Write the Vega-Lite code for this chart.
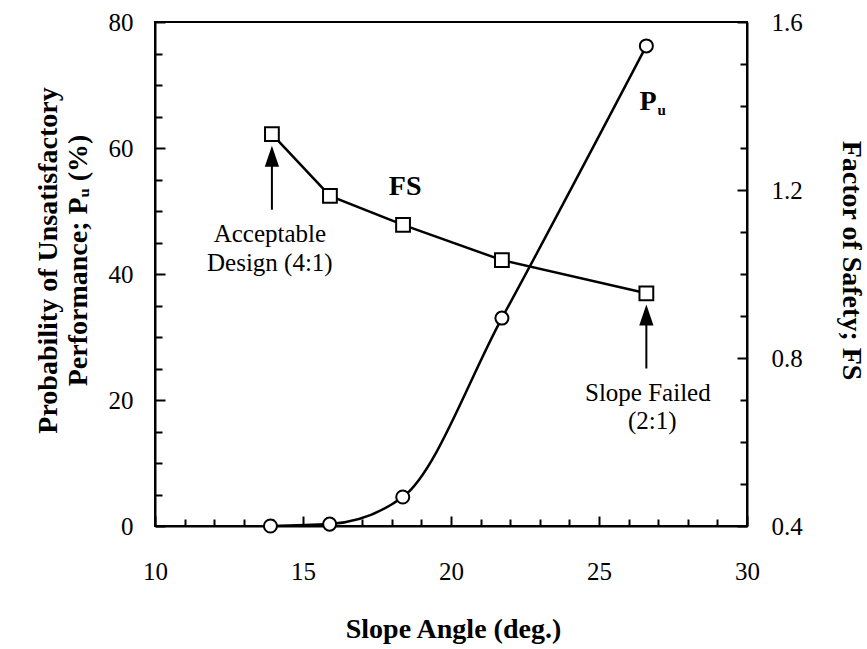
{
  "$schema": "https://vega.github.io/schema/vega-lite/v6.json",
  "width": 592,
  "height": 504,
  "autosize": {"type": "none"},
  "padding": {"left": 155, "top": 22, "right": 120, "bottom": 123},
  "background": "white",
  "config": {
    "view": {"stroke": "black", "strokeWidth": 2},
    "font": "Liberation Serif",
    "axis": {
      "domainColor": "black", "domainWidth": 2,
      "tickColor": "black", "tickWidth": 2, "grid": false,
      "labelFont": "Liberation Serif", "labelFontSize": 25, "labelColor": "black",
      "labelOverlap": false, "labelBound": false, "labelFlush": false,
      "titleFont": "Liberation Serif", "titleFontSize": 28, "titleFontWeight": "bold", "titleColor": "black"
    }
  },
  "datasets": {
    "pu": [
      {"x": 13.9, "v": 0},
      {"x": 15.9, "v": 0.3},
      {"x": 18.37, "v": 4.6},
      {"x": 21.72, "v": 33},
      {"x": 26.6, "v": 76.2}
    ],
    "fs": [
      {"x": 13.95, "fs": 1.333},
      {"x": 15.91, "fs": 1.186},
      {"x": 18.38, "fs": 1.117},
      {"x": 21.72, "fs": 1.033},
      {"x": 26.6, "fs": 0.954}
    ],
    "notes": [
      {"x": 13.88, "v": 46.3, "label": "Acceptable"},
      {"x": 13.88, "v": 41.8, "label": "Design (4:1)"},
      {"x": 26.65, "v": 21.1, "label": "Slope Failed"},
      {"x": 26.8, "v": 16.6, "label": "(2:1)"}
    ],
    "bold": [
      {"x": 18.45, "v": 53.8, "label": "FS"},
      {"x": 26.66, "v": 67.3, "label": "P"}
    ],
    "sub": [
      {"x": 27.12, "v": 66.0, "label": "u"}
    ],
    "arrows": [
      {"x": 13.95, "v": 58.0, "v2": 50.2},
      {"x": 26.6, "v": 33.0, "v2": 25.0}
    ],
    "heads": [
      {"x": 13.95, "v": 58.7},
      {"x": 26.6, "v": 33.5}
    ]
  },
  "encoding": {
    "x": {
      "field": "x", "type": "quantitative",
      "scale": {"domain": [10, 30], "nice": false, "zero": false},
      "axis": {
        "title": "Slope Angle (deg.)",
        "values": [10,11,12,13,14,15,16,17,18,19,20,21,22,23,24,25,26,27,28,29,30],
        "labelExpr": "datum.value % 5 === 0 ? datum.label : ''",
        "labelOverlap": false, "labelFlush": false, "labelBound": false,
        "tickSize": {"condition": {"test": "datum.value % 5 === 0", "value": -10}, "value": -7},
        "labelPadding": 43,
        "titleX": 298, "titleY": 103, "titleBaseline": "middle"
      }
    }
  },
  "layer": [
    {
      "encoding": {
        "y": {
          "field": "v", "type": "quantitative",
          "scale": {"domain": [0, 80], "nice": false},
          "axis": {
            "title": ["Probability of Unsatisfactory", "Performance; Pᵤ  (%)"],
            "values": [0,5,10,15,20,25,30,35,40,45,50,55,60,65,70,75,80],
            "labelExpr": "datum.value % 20 === 0 ? datum.label : ''",
            "labelOverlap": false,
            "tickSize": {"condition": {"test": "datum.value % 20 === 0", "value": -10}, "value": -7},
            "labelPadding": 32,
            "titleAngle": -90, "titleX": -107, "titleY": 238,
            "titleBaseline": "middle", "titleAlign": "center", "titleLineHeight": 30
          }
        }
      },
      "layer": [
        {
          "data": {"name": "pu"},
          "mark": {"type": "line", "interpolate": "monotone", "color": "black", "strokeWidth": 2.5}
        },
        {
          "data": {"name": "pu"},
          "mark": {"type": "point", "shape": "circle", "filled": true, "fill": "white", "stroke": "black", "strokeWidth": 2, "size": 170, "opacity": 1}
        },
        {
          "data": {"name": "arrows"},
          "mark": {"type": "rule", "color": "black", "strokeWidth": 2},
          "encoding": {
            "y2": {"field": "v2"}
          }
        },
        {
          "data": {"name": "heads"},
          "mark": {"type": "point", "shape": "M0,-1L0.68,1L-0.68,1Z", "filled": true, "color": "black", "size": 441, "opacity": 1, "strokeWidth": 0}
        },
        {
          "data": {"name": "notes"},
          "mark": {"type": "text", "font": "Liberation Serif", "fontSize": 25, "color": "black", "align": "center", "baseline": "middle"},
          "encoding": {
            "text": {"field": "label"}
          }
        },
        {
          "data": {"name": "bold"},
          "mark": {"type": "text", "font": "Liberation Serif", "fontSize": 28, "fontWeight": "bold", "color": "black", "align": "center", "baseline": "middle"},
          "encoding": {
            "text": {"field": "label"}
          }
        },
        {
          "data": {"name": "sub"},
          "mark": {"type": "text", "font": "Liberation Serif", "fontSize": 15, "fontWeight": "bold", "color": "black", "align": "center", "baseline": "middle"},
          "encoding": {
            "text": {"field": "label"}
          }
        }
      ]
    },
    {
      "data": {"name": "fs"},
      "encoding": {
        "y": {
          "field": "fs", "type": "quantitative",
          "scale": {"domain": [0.4, 1.6], "nice": false, "zero": false},
          "axis": {
            "orient": "right",
            "title": "Factor of Safety; FS",
            "values": [0.4,0.5,0.6,0.7,0.8,0.9,1.0,1.1,1.2,1.3,1.4,1.5,1.6],
            "labelExpr": "abs(round(datum.value*10)) % 4 === 0 ? format(datum.value, '.1f') : ''",
            "labelOverlap": false,
            "tickSize": {"condition": {"test": "abs(round(datum.value*10)) % 4 === 0", "value": -10}, "value": -7},
            "labelPadding": 34,
            "titleAngle": 90, "titleX": 103, "titleY": 238,
            "titleBaseline": "middle", "titleAlign": "center"
          }
        }
      },
      "layer": [
        {
          "mark": {"type": "line", "color": "black", "strokeWidth": 2.5}
        },
        {
          "mark": {"type": "point", "shape": "square", "filled": true, "fill": "white", "stroke": "black", "strokeWidth": 2, "size": 190, "opacity": 1}
        }
      ]
    }
  ],
  "resolve": {"scale": {"y": "independent"}}
}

---

* **Direction**
Quote the data above in full and without alteration; skip the pictures.

* **Task output**
Write the Vega-Lite code for this chart.
{
  "$schema": "https://vega.github.io/schema/vega-lite/v6.json",
  "width": 592,
  "height": 504,
  "autosize": {"type": "none"},
  "padding": {"left": 155, "top": 22, "right": 120, "bottom": 123},
  "background": "white",
  "config": {
    "view": {"stroke": "black", "strokeWidth": 2},
    "font": "Liberation Serif",
    "axis": {
      "domainColor": "black", "domainWidth": 2,
      "tickColor": "black", "tickWidth": 2, "grid": false,
      "labelFont": "Liberation Serif", "labelFontSize": 25, "labelColor": "black",
      "labelOverlap": false, "labelBound": false, "labelFlush": false,
      "titleFont": "Liberation Serif", "titleFontSize": 28, "titleFontWeight": "bold", "titleColor": "black"
    }
  },
  "datasets": {
    "pu": [
      {"x": 13.9, "v": 0},
      {"x": 15.9, "v": 0.3},
      {"x": 18.37, "v": 4.6},
      {"x": 21.72, "v": 33},
      {"x": 26.6, "v": 76.2}
    ],
    "fs": [
      {"x": 13.95, "fs": 1.333},
      {"x": 15.91, "fs": 1.186},
      {"x": 18.38, "fs": 1.117},
      {"x": 21.72, "fs": 1.033},
      {"x": 26.6, "fs": 0.954}
    ],
    "notes": [
      {"x": 13.88, "v": 46.3, "label": "Acceptable"},
      {"x": 13.88, "v": 41.8, "label": "Design (4:1)"},
      {"x": 26.65, "v": 21.1, "label": "Slope Failed"},
      {"x": 26.8, "v": 16.6, "label": "(2:1)"}
    ],
    "bold": [
      {"x": 18.45, "v": 53.8, "label": "FS"},
      {"x": 26.66, "v": 67.3, "label": "P"}
    ],
    "sub": [
      {"x": 27.12, "v": 66.0, "label": "u"}
    ],
    "arrows": [
      {"x": 13.95, "v": 58.0, "v2": 50.2},
      {"x": 26.6, "v": 33.0, "v2": 25.0}
    ],
    "heads": [
      {"x": 13.95, "v": 58.7},
      {"x": 26.6, "v": 33.5}
    ]
  },
  "encoding": {
    "x": {
      "field": "x", "type": "quantitative",
      "scale": {"domain": [10, 30], "nice": false, "zero": false},
      "axis": {
        "title": "Slope Angle (deg.)",
        "values": [10,11,12,13,14,15,16,17,18,19,20,21,22,23,24,25,26,27,28,29,30],
        "labelExpr": "datum.value % 5 === 0 ? datum.label : ''",
        "labelOverlap": false, "labelFlush": false, "labelBound": false,
        "tickSize": {"condition": {"test": "datum.value % 5 === 0", "value": -10}, "value": -7},
        "labelPadding": 43,
        "titleX": 298, "titleY": 103, "titleBaseline": "middle"
      }
    }
  },
  "layer": [
    {
      "encoding": {
        "y": {
          "field": "v", "type": "quantitative",
          "scale": {"domain": [0, 80], "nice": false},
          "axis": {
            "title": ["Probability of Unsatisfactory", "Performance; Pᵤ  (%)"],
            "values": [0,5,10,15,20,25,30,35,40,45,50,55,60,65,70,75,80],
            "labelExpr": "datum.value % 20 === 0 ? datum.label : ''",
            "labelOverlap": false,
            "tickSize": {"condition": {"test": "datum.value % 20 === 0", "value": -10}, "value": -7},
            "labelPadding": 32,
            "titleAngle": -90, "titleX": -107, "titleY": 238,
            "titleBaseline": "middle", "titleAlign": "center", "titleLineHeight": 30
          }
        }
      },
      "layer": [
        {
          "data": {"name": "pu"},
          "mark": {"type": "line", "interpolate": "monotone", "color": "black", "strokeWidth": 2.5}
        },
        {
          "data": {"name": "pu"},
          "mark": {"type": "point", "shape": "circle", "filled": true, "fill": "white", "stroke": "black", "strokeWidth": 2, "size": 170, "opacity": 1}
        },
        {
          "data": {"name": "arrows"},
          "mark": {"type": "rule", "color": "black", "strokeWidth": 2},
          "encoding": {
            "y2": {"field": "v2"}
          }
        },
        {
          "data": {"name": "heads"},
          "mark": {"type": "point", "shape": "M0,-1L0.68,1L-0.68,1Z", "filled": true, "color": "black", "size": 441, "opacity": 1, "strokeWidth": 0}
        },
        {
          "data": {"name": "notes"},
          "mark": {"type": "text", "font": "Liberation Serif", "fontSize": 25, "color": "black", "align": "center", "baseline": "middle"},
          "encoding": {
            "text": {"field": "label"}
          }
        },
        {
          "data": {"name": "bold"},
          "mark": {"type": "text", "font": "Liberation Serif", "fontSize": 28, "fontWeight": "bold", "color": "black", "align": "center", "baseline": "middle"},
          "encoding": {
            "text": {"field": "label"}
          }
        },
        {
          "data": {"name": "sub"},
          "mark": {"type": "text", "font": "Liberation Serif", "fontSize": 15, "fontWeight": "bold", "color": "black", "align": "center", "baseline": "middle"},
          "encoding": {
            "text": {"field": "label"}
          }
        }
      ]
    },
    {
      "data": {"name": "fs"},
      "encoding": {
        "y": {
          "field": "fs", "type": "quantitative",
          "scale": {"domain": [0.4, 1.6], "nice": false, "zero": false},
          "axis": {
            "orient": "right",
            "title": "Factor of Safety; FS",
            "values": [0.4,0.5,0.6,0.7,0.8,0.9,1.0,1.1,1.2,1.3,1.4,1.5,1.6],
            "labelExpr": "abs(round(datum.value*10)) % 4 === 0 ? format(datum.value, '.1f') : ''",
            "labelOverlap": false,
            "tickSize": {"condition": {"test": "abs(round(datum.value*10)) % 4 === 0", "value": -10}, "value": -7},
            "labelPadding": 34,
            "titleAngle": 90, "titleX": 103, "titleY": 238,
            "titleBaseline": "middle", "titleAlign": "center"
          }
        }
      },
      "layer": [
        {
          "mark": {"type": "line", "color": "black", "strokeWidth": 2.5}
        },
        {
          "mark": {"type": "point", "shape": "square", "filled": true, "fill": "white", "stroke": "black", "strokeWidth": 2, "size": 190, "opacity": 1}
        }
      ]
    }
  ],
  "resolve": {"scale": {"y": "independent"}}
}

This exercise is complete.